本文为您介绍如何通过Java API接口方式进行Kudu表的相关操作。

前提条件

已创建集群,并且选择了Kudu服务,详情请参见创建集群

背景信息

Kudu表相关的操作如下所示:

创建表

通过createTable方法创建表对象,其中需要指定表的Schema和分区信息。

public static void createTable(String masterAddress, String tableName) throws KuduException {
    System.out.println("Connecting to " + masterAddress);
    KuduClient client = new KuduClient.KuduClientBuilder(masterAddress).build();

    List<ColumnSchema> columnSchemas = new ArrayList<>();
    columnSchemas.add(new ColumnSchema.ColumnSchemaBuilder("ID", Type.INT32).key(true).build());
    columnSchemas.add(new ColumnSchema.ColumnSchemaBuilder("score", Type.INT32).nullable(false).build());
    Schema tableSchema = new Schema(columnSchemas);

    CreateTableOptions options = new CreateTableOptions();
    List<String> partitionKey = new ArrayList<>();
    partitionKey.add("ID");
    options.addHashPartitions(partitionKey, 16);
    options.setNumReplicas(1);
    KuduTable personTable = client.createTable(tableName, tableSchema, options);
    System.out.println("Table " + personTable.getName());
}
说明 示例代码中,定义了一张表,包含ID和score两列。

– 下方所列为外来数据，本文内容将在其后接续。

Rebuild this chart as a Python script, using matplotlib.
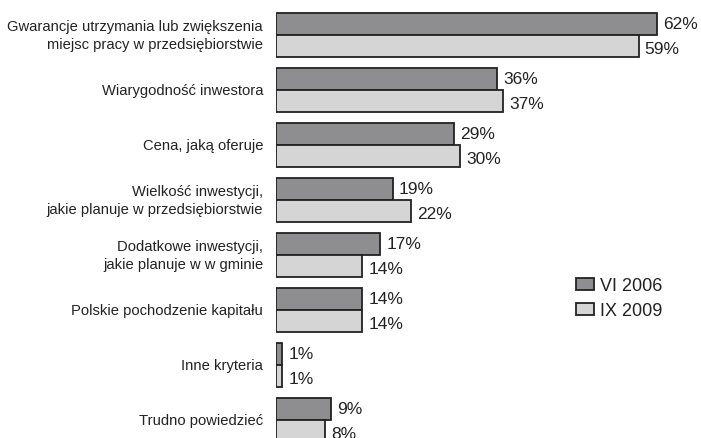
import numpy as np
import matplotlib.pyplot as plt

plt.rcParams['font.family'] = ['Liberation Sans', 'DejaVu Sans']

# data
categories = ['Gwarancje utrzymania lub zwiększenia\nmiejsc pracy w przedsiębiorstwie',
              'Wiarygodność inwestora',
              'Cena, jaką oferuje',
              'Wielkość inwestycji,\njakie planuje w przedsiębiorstwie',
              'Dodatkowe inwestycji,\njakie planuje w w gminie',
              'Polskie pochodzenie kapitału',
              'Inne kryteria',
              'Trudno powiedzieć']
vi_2006 = [62, 36, 29, 19, 17, 14, 1, 9]
ix_2009 = [59, 37, 30, 22, 14, 14, 1, 8]
series_labels = ['VI 2006', 'IX 2009']

dark = '#8e8e91'
light = '#d5d5d6'
edge = '#222222'

fig = plt.figure(figsize=(7.01, 4.39), dpi=100)
ax = fig.add_axes([276 / 701, 0, 1 - 276 / 701, 1])

y = np.arange(len(categories))
h = 0.4
ax.barh(y - h / 2, vi_2006, h, color=dark, edgecolor=edge, linewidth=1.3, label=series_labels[0])
ax.barh(y + h / 2, ix_2009, h, color=light, edgecolor=edge, linewidth=1.3, label=series_labels[1])

# value labels
for yi, v in zip(y, vi_2006):
    ax.text(v + 1.0, yi - h / 2, '%d%%' % v, va='center', ha='left', fontsize=12.5, color='#222222')
for yi, v in zip(y, ix_2009):
    ax.text(v + 1.0, yi + h / 2 + 0.04, '%d%%' % v, va='center', ha='left', fontsize=12.5, color='#222222')

# category labels
for yi, c in zip(y, categories):
    ax.text(-2.1, yi, c, va='center', ha='right', fontsize=10.6, linespacing=1.35, color='#222222')

ax.set_xlim(0, (701 - 276) / 6.145)
ax.set_ylim((439 - 36) / 55, -36 / 55)
ax.axis('off')

leg = ax.legend(loc='upper left', bbox_to_anchor=(560 / 701, 1 - 262 / 439),
                bbox_transform=fig.transFigure, frameon=False, fontsize=13,
                handlelength=1.0, handleheight=0.6, handletextpad=0.3, labelspacing=0.45)
for t in leg.get_texts():
    t.set_color('#222222')

plt.savefig('out.png', dpi=100)
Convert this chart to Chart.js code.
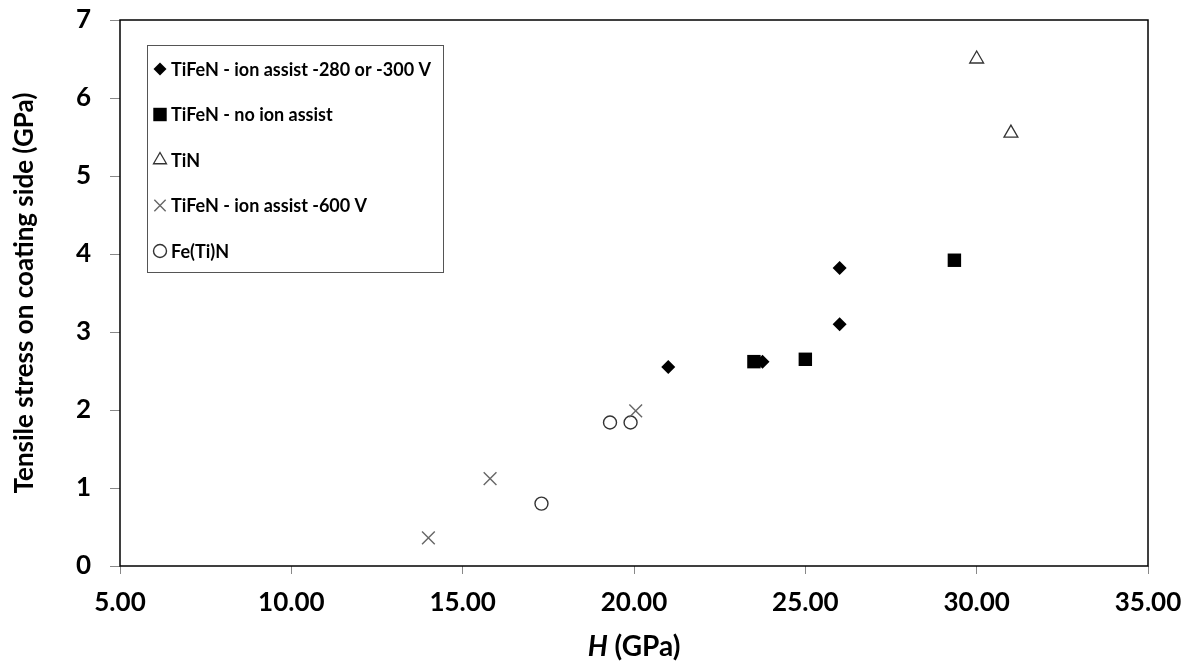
<!DOCTYPE html>
<html>
<head>
<meta charset="utf-8">
<script src="https://cdn.jsdelivr.net/npm/chart.js@4/dist/chart.umd.min.js"></script>
<style>
  html, body { margin: 0; padding: 0; background: #fff; }
  #wrap { width: 1197px; height: 668px; position: relative; }
</style>
</head>
<body>
<div id="wrap"><canvas id="myChart"></canvas></div>
<script>
// values (H in GPa, stress in GPa)
const ion300X = [21.0, 23.75, 26.0, 26.0];
const ion300Y = [2.55, 2.62, 3.82, 3.10];
const noIonX = [23.5, 25.0, 29.35];
const noIonY = [2.62, 2.65, 3.92];
const tinX = [30.0, 31.0];
const tinY = [6.5, 5.55];
const ion600X = [14.0, 15.8, 20.05];
const ion600Y = [0.36, 1.12, 1.99];
const fetinX = [17.3, 19.3, 19.9];
const fetinY = [0.8, 1.84, 1.84];

const seriesLabels = [
  'TiFeN - ion assist -280 or -300 V',
  'TiFeN - no ion assist',
  'TiN',
  'TiFeN - ion assist -600 V',
  'Fe(Ti)N'
];
const xTitleItalic = 'H';
const xTitleRest = ' (GPa)';
const yTitle = 'Tensile stress on coating side (GPa)';

const FONT = 'Lato, "Open Sans", sans-serif';

function pts(xs, ys) {
  return xs.map((x, i) => ({ x: x, y: ys[i] }));
}

const data = {
  datasets: [{
    label: seriesLabels[0],
    data: pts(ion300X, ion300Y),
    pointStyle: 'rectRot',
    pointRadius: 7,
    backgroundColor: '#000',
    borderColor: '#000',
    borderWidth: 0,
    legendRadius: 6.5,
  },{
    label: seriesLabels[1],
    data: pts(noIonX, noIonY),
    pointStyle: 'rect',
    pointRadius: 9.5,
    backgroundColor: '#000',
    borderColor: '#000',
    borderWidth: 0,
    legendRadius: 9.5,
  },{
    label: seriesLabels[2],
    data: pts(tinX, tinY),
    pointStyle: 'triangle',
    pointRadius: 8,
    backgroundColor: 'rgba(255,255,255,0)',
    borderColor: '#333',
    borderWidth: 1.3,
    legendRadius: 7.5,
  },{
    label: seriesLabels[3],
    data: pts(ion600X, ion600Y),
    pointStyle: 'crossRot',
    pointRadius: 9,
    backgroundColor: 'rgba(255,255,255,0)',
    borderColor: '#666',
    borderWidth: 1.4,
    legendRadius: 8,
  },{
    label: seriesLabels[4],
    data: pts(fetinX, fetinY),
    pointStyle: 'circle',
    pointRadius: 6.5,
    backgroundColor: 'rgba(255,255,255,0)',
    borderColor: '#333',
    borderWidth: 1.4,
    legendRadius: 6.5,
  }]
};

// plot frame, inner legend and the x title with its italic H
const framePlugin = {
  id: 'framePlugin',
  afterDatasetsDraw(chart) {
    const { ctx, chartArea: a } = chart;
    ctx.save();
    ctx.strokeStyle = '#000';
    ctx.lineWidth = 1.5;
    ctx.strokeRect(a.left, a.top, a.right - a.left, a.bottom - a.top);

    const lx = a.left + 27, ly = a.top + 25, lw = 296, lh = 227;
    ctx.fillStyle = '#fff';
    ctx.fillRect(lx, ly, lw, lh);
    ctx.strokeStyle = '#555';
    ctx.lineWidth = 1;
    ctx.strokeRect(lx + 0.5, ly + 0.5, lw, lh);

    chart.data.datasets.forEach((ds, i) => {
      const y = ly + 24 + i * 45.5;
      ctx.fillStyle = ds.backgroundColor;
      ctx.strokeStyle = ds.borderColor;
      ctx.lineWidth = ds.borderWidth;
      Chart.helpers.drawPoint(ctx, {
        pointStyle: ds.pointStyle,
        radius: ds.legendRadius,
        borderWidth: ds.borderWidth,
        rotation: 0
      }, lx + 13, y);
      ctx.fillStyle = '#000';
      ctx.font = 'bold 18px ' + FONT;
      ctx.textBaseline = 'middle';
      ctx.textAlign = 'left';
      ctx.fillText(ds.label, lx + 24, y + 1);
    });
    ctx.restore();
  },
  afterDraw(chart) {
    const { ctx, chartArea: a } = chart;
    ctx.save();
    ctx.fillStyle = '#000';
    ctx.textBaseline = 'middle';
    ctx.textAlign = 'left';
    const fItal = 'italic bold 28px ' + FONT;
    const fReg = 'bold 28px ' + FONT;
    ctx.font = fItal;
    const w1 = ctx.measureText(xTitleItalic).width;
    ctx.font = fReg;
    const w2 = ctx.measureText(xTitleRest).width;
    let x = (a.left + a.right) / 2 - (w1 + w2) / 2;
    ctx.font = fItal;
    ctx.fillText(xTitleItalic, x, 647);
    ctx.font = fReg;
    ctx.fillText(xTitleRest, x + w1, 647);
    ctx.restore();
  }
};

const config = {
  type: 'scatter',
  data: data,
  options: {
    responsive: true,
    maintainAspectRatio: false,
    animation: false,
    layout: { padding: { top: 20, right: 49, bottom: 0, left: 0 } },
    plugins: {
      legend: { display: false },
      tooltip: { enabled: false },
    },
    scales: {
      x: {
	type: 'linear',
	min: 5,
	max: 35,
	afterFit(scale) {
	  scale.height = 102;
	  scale.paddingLeft = 0;
	  scale.paddingRight = 0;
	},
	ticks: {
	  stepSize: 5,
	  callback: v => v.toFixed(2),
	  color: '#000',
	  font: { family: FONT, size: 26, weight: 'bold' },
	  padding: 13,
	  maxRotation: 0,
	},
	grid: { drawOnChartArea: false, drawTicks: true, tickLength: 8, color: '#888' },
	border: { display: false },
      },
      y: {
	type: 'linear',
	min: 0,
	max: 7,
	afterFit(scale) {
	  scale.width = 120;
	  scale.paddingTop = 0;
	  scale.paddingBottom = 0;
	},
	ticks: {
	  stepSize: 1,
	  color: '#000',
	  font: { family: FONT, size: 26, weight: 'bold' },
	  padding: 19,
	},
	title: {
	  display: true,
	  text: yTitle,
	  color: '#000',
	  font: { family: FONT, size: 26, weight: 'bold' },
	  padding: { top: 9, bottom: 20 },
	},
	grid: { drawOnChartArea: false, drawTicks: true, tickLength: 10, color: '#888' },
	border: { display: false },
      }
    }
  },
  plugins: [framePlugin]
};

const myChart = new Chart(
  document.getElementById('myChart'),
  config
);
</script>
</body>
</html>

其中ID是INT32类型的主键字段,value是INT32类型的非主键字段且可以为空;同时该表在主键字段ID上做了16个HASH分区,表示数据会分成16个独立的tablet。

修改表

  • 通过alterTable方法修改表对象,增加名称为newCol的列。
    public static void alterTable(String masterAddress, String tableName) throws KuduException {
        System.out.println("Connecting to " + masterAddress);
        KuduClient client = new KuduClient.KuduClientBuilder(masterAddress).build();
        String newColumnName = "newCol";
    
        AlterTableOptions addCollumnOptions = new AlterTableOptions();
        addCollumnOptions.addColumn(newColumnName, Type.STRING, "");
    
        AlterTableResponse response = client.alterTable(tableName, addCollumnOptions);
        System.out.println("Add column " + response.getElapsedMillis());
    
        KuduTable table = client.openTable(tableName);
        List<ColumnSchema> columnSchemas = table.getSchema().getColumns();
        for (int i=0; i<columnSchemas.size(); ++i) {
            ColumnSchema columnSchema = columnSchemas.get(i);
            System.out.println("Column " + i + ":" + columnSchema.getName());;
        }
    }
                        
  • 通过alterTable方法修改表对象,删除名称为newCol的列。
    public static void alterTable(String masterAddress, String tableName) throws KuduException {
        System.out.println("Connecting to " + masterAddress);
        KuduClient client = new KuduClient.KuduClientBuilder(masterAddress).build();
        String newColumnName = "newCol";
    
        AlterTableOptions deleteColumnOption = new AlterTableOptions();
        deleteColumnOption.dropColumn(newColumnName);
        response = client.alterTable(tableName, deleteColumnOption);
        System.out.println("Delete column " + response.getElapsedMillis());
    
        table = client.openTable(tableName);
        columnSchemas = table.getSchema().getColumns();
        for (int i=0; i<columnSchemas.size(); ++i) {
            ColumnSchema columnSchema = columnSchemas.get(i);
            System.out.println("Column " + i + ":" + columnSchema.getName());;
        }
    }
                        

写数据

通过newSession方法循环插入多条记录到已创建好的Kudu表,并检查返回结果。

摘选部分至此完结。